Trade show preserves relevance despite smaller number of exhibitors

by Jean-François Tremblay
April 23, 2007 | A version of this story appeared in Volume 85, Issue 17

Credit: Jean-François Tremblay/C&EN
Credit: Jean-François Tremblay/C&EN

The third ChemSpec India trade show took place on April 18-19 in the Indian business hub of Mumbai. The trade fair for sellers and buyers of fine and specialty chemicals attracted a diverse domestic and international audience who appeared satisfied with the event despite its being smaller than last year's.

In a comment representative of the reactions of many exhibitors at the show, Pankaj Kapoor, president of acetyls, ethanol, and specialty gases at Jubilant Organosys says, "There is less of a crowd this year, but the discussions are more substantial."

Ravi Raghavan, the editor of the Indian magazine Chemical Weekly, which was cohosting the trade show, says there were 2,000 exhibitors occupying 220 stands this year. Last year, 3,200 exhibitors showed their wares in 290 stands. Attendance numbers for the whole show were not available at press time, but Raghavan says that nearly 5,000 visitors showed up on the first day, whereas 8,500 came over two days last year.

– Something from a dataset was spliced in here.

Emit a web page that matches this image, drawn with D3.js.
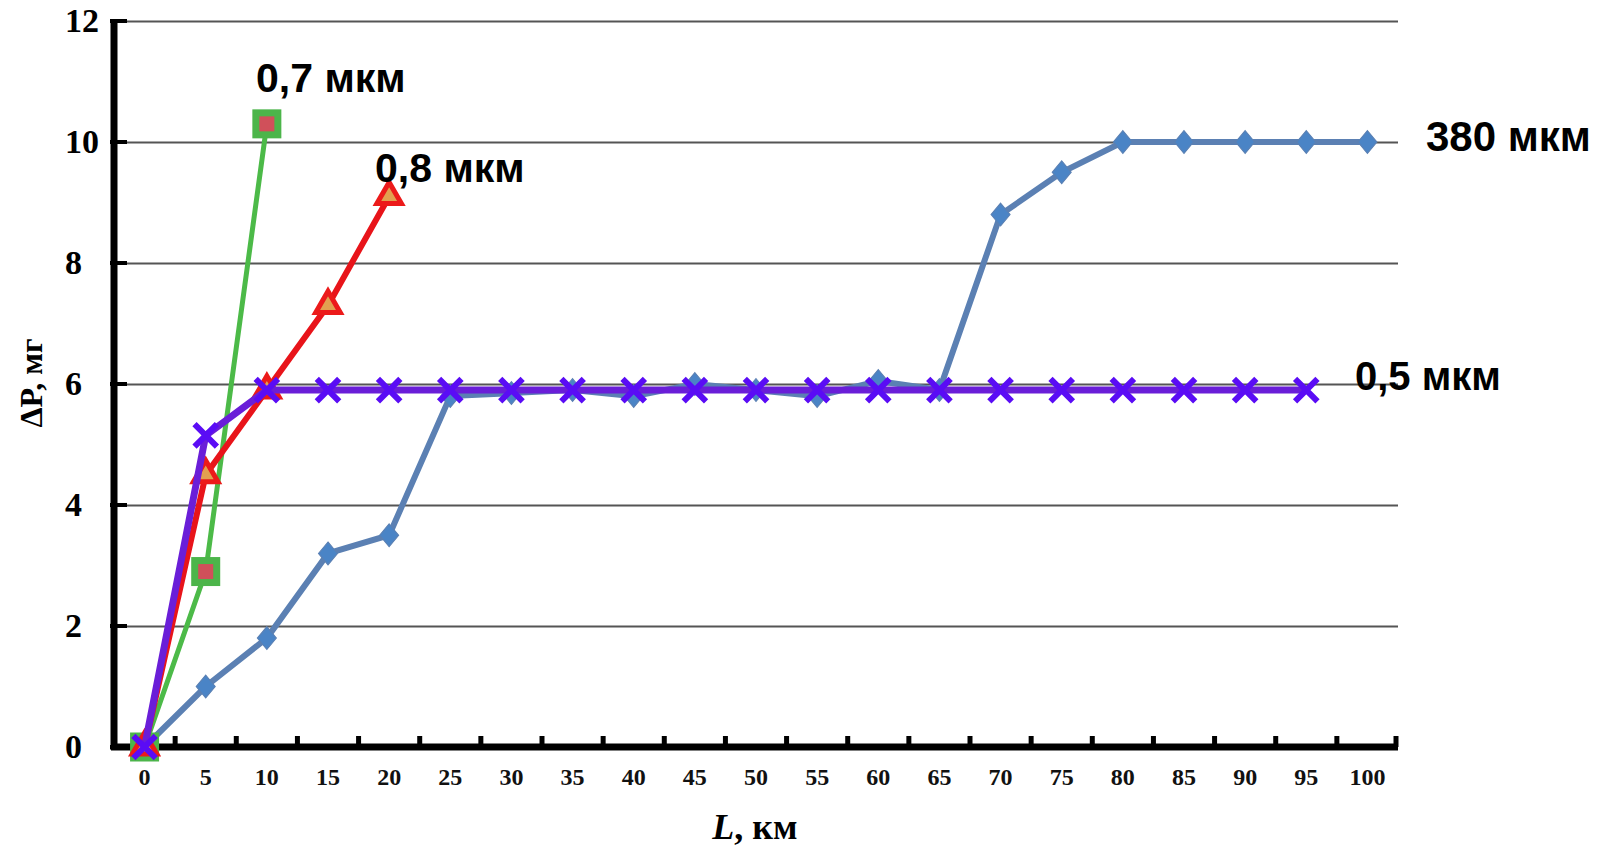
<!DOCTYPE html>
<html>
<head>
<meta charset="utf-8">
<script src="https://cdn.jsdelivr.net/npm/d3@7"></script>
<style>
  body { margin: 0; background: #fff; }
  svg { display: block; }
</style>
</head>
<body>
<div id="chart"></div>
<script>
// data
let distances = ['0', '5', '10', '15', '20', '25', '30', '35', '40', '45', '50',
    '55', '60', '65', '70', '75', '80', '85', '90', '95', '100'];
let yTicks = [0, 2, 4, 6, 8, 10, 12];

let s380 = [0, 1.0, 1.8, 3.2, 3.5, 5.8, 5.85, 5.9, 5.8, 6.0, 5.9, 5.8, 6.05, 5.9, 8.8, 9.5, 10, 10, 10, 10, 10];
let s07 = [0, 2.9, 10.3];
let s08 = [0, 4.5, 5.9, 7.3, 9.1];
let s05 = [0, 5.15, 5.9, 5.9, 5.9, 5.9, 5.9, 5.9, 5.9, 5.9, 5.9, 5.9, 5.9, 5.9, 5.9, 5.9, 5.9, 5.9, 5.9, 5.9];

let svgWidth = 1606;
let svgHeight = 847;

let svg = d3.select('#chart').append('svg')
    .attr('width', svgWidth)
    .attr('height', svgHeight);

// scales
let x = d3.scaleBand()
    .domain(distances)
    .range([114, 1398]);
let y = d3.scaleLinear()
    .domain([0, 12])
    .range([747, 21]);

let cx = i => x(distances[i]) + x.bandwidth() / 2;

// gridlines
svg.append('g')
    .attr('transform', `translate(${x.range()[0]},0)`)
    .call(d3.axisLeft(y).tickValues(yTicks.slice(1)).tickSize(-(x.range()[1] - x.range()[0])).tickFormat(''))
    .call(g => g.select('.domain').remove())
    .call(g => g.selectAll('line').attr('stroke', '#555').attr('stroke-width', 2));

// y tick labels
svg.append('g').selectAll('text')
    .data(yTicks)
    .join('text')
    .attr('x', 65)
    .attr('y', d => y(d) + 11)
    .attr('font-family', 'Liberation Serif, serif')
    .attr('font-weight', 'bold')
    .attr('font-size', 34)
    .text(d => d);

// x tick labels
svg.append('g')
    .attr('transform', 'translate(0,747)')
    .call(d3.axisBottom(x).tickSize(0).tickPadding(0))
    .call(g => g.select('.domain').remove())
    .call(g => g.selectAll('text')
        .attr('dy', 0)
        .attr('y', 38)
        .attr('fill', '#111')
        .attr('font-family', 'Liberation Serif, serif')
        .attr('font-weight', 'bold')
        .attr('font-size', 24));

// axis lines + ticks
let axes = svg.append('g').attr('stroke', '#000');
axes.append('line')
    .attr('x1', 114).attr('x2', 114)
    .attr('y1', y(12) - 2).attr('y2', 750)
    .attr('stroke-width', 7);
axes.append('line')
    .attr('x1', 111).attr('x2', 1398)
    .attr('y1', 747).attr('y2', 747)
    .attr('stroke-width', 7);
axes.selectAll('.ytick')
    .data(yTicks)
    .join('line')
    .attr('x1', 110).attr('x2', 127)
    .attr('y1', d => y(d)).attr('y2', d => y(d))
    .attr('stroke-width', 4);
axes.selectAll('.xtick')
    .data(distances.slice(1).concat(['end']))
    .join('line')
    .attr('x1', d => d === 'end' ? 1396 : x(d))
    .attr('x2', d => d === 'end' ? 1396 : x(d))
    .attr('y1', 747).attr('y2', 736)
    .attr('stroke-width', 5);

let line = d3.line().x((d, i) => cx(i)).y(d => y(d));

// 380 мкм
svg.append('path').datum(s380)
    .attr('d', line).attr('fill', 'none')
    .attr('stroke', '#5b80b3').attr('stroke-width', 6);
svg.append('g').selectAll('path')
    .data(s380).join('path')
    .attr('d', d3.symbol(d3.symbolDiamond2, 230))
    .attr('transform', (d, i) => `translate(${cx(i)},${y(d)}) scale(1,1.2)`)
    .attr('fill', '#4a84c6').attr('stroke', '#5b80b3').attr('stroke-width', 1);

// 0,7 мкм
svg.append('path').datum(s07)
    .attr('d', line).attr('fill', 'none')
    .attr('stroke', '#4cba48').attr('stroke-width', 5);
svg.append('g').selectAll('rect')
    .data(s07).join('rect')
    .attr('x', (d, i) => cx(i) - 11).attr('y', d => y(d) - 11)
    .attr('width', 22).attr('height', 22)
    .attr('fill', '#d0505a').attr('stroke', '#4cb54a').attr('stroke-width', 7);

// 0,8 мкм
svg.append('path').datum(s08)
    .attr('d', line).attr('fill', 'none')
    .attr('stroke', '#e8141a').attr('stroke-width', 6);
svg.append('g').selectAll('path')
    .data(s08).join('path')
    .attr('d', d3.symbol(d3.symbolTriangle, 260))
    .attr('transform', (d, i) => `translate(${cx(i)},${y(d)})`)
    .attr('fill', '#e2a050').attr('stroke', '#ec1a1a').attr('stroke-width', 5);

// 0,5 мкм
svg.append('path').datum(s05)
    .attr('d', line).attr('fill', 'none')
    .attr('stroke', '#6a1ed8').attr('stroke-width', 7);
svg.append('g').selectAll('path')
    .data(s05).join('path')
    .attr('d', d3.symbol(d3.symbolX, 330))
    .attr('transform', (d, i) => `translate(${cx(i)},${y(d)})`)
    .attr('fill', 'none').attr('stroke', '#5a0cf5').attr('stroke-width', 6);

// series labels
let labels = [
    {t: '0,7 мкм', x: 256, y: 92, s: 41},
    {t: '0,8 мкм', x: 375, y: 182, s: 41},
    {t: '380 мкм', x: 1426, y: 151, s: 42},
    {t: '0,5 мкм', x: 1355, y: 390, s: 40}
];
svg.append('g').selectAll('text')
    .data(labels).join('text')
    .attr('x', d => d.x).attr('y', d => d.y)
    .attr('font-family', 'Liberation Sans, Arial, sans-serif')
    .attr('font-weight', 'bold')
    .attr('font-size', d => d.s)
    .text(d => d.t);

// axis titles
svg.append('text')
    .attr('transform', 'translate(42,383) rotate(-90)')
    .attr('text-anchor', 'middle')
    .attr('font-family', 'Liberation Serif, serif')
    .attr('font-weight', 'bold')
    .attr('font-size', 32)
    .text('ΔP, мг');

let xt = svg.append('text')
    .attr('x', 755).attr('y', 839)
    .attr('text-anchor', 'middle')
    .attr('font-family', 'Liberation Serif, serif')
    .attr('font-weight', 'bold')
    .attr('font-size', 36);
xt.append('tspan').attr('font-style', 'italic').text('L');
xt.append('tspan').text(', км');
</script>
</body>
</html>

The show's smaller size was largely due to increased competition from other trade fairs, Raghavan says. In particular, he notes that the pharmaceutical ingredients trade show CPhI India was held for the first time last December. "I am not surprised we had fewer booths," Raghavan says.

Companies from China accounted for about one-third of the exhibitors. Isabel Dong, a project manager for China Council for the Promotion of International Trade, says Chinese fine chemicals producers are curious about the Indian market. In recent years, she says, Indian pharmaceutical producers have been buying more and more chemicals from China.

But many Chinese fine chemicals producers selling to India still don't have a reliable agent to represent them in the country, she says. She further notes that being insufficiently familiar with India can be costly. Chinese companies, she says, have at times shared confidential pricing information with their competitors in India, mistaking them for potential customers.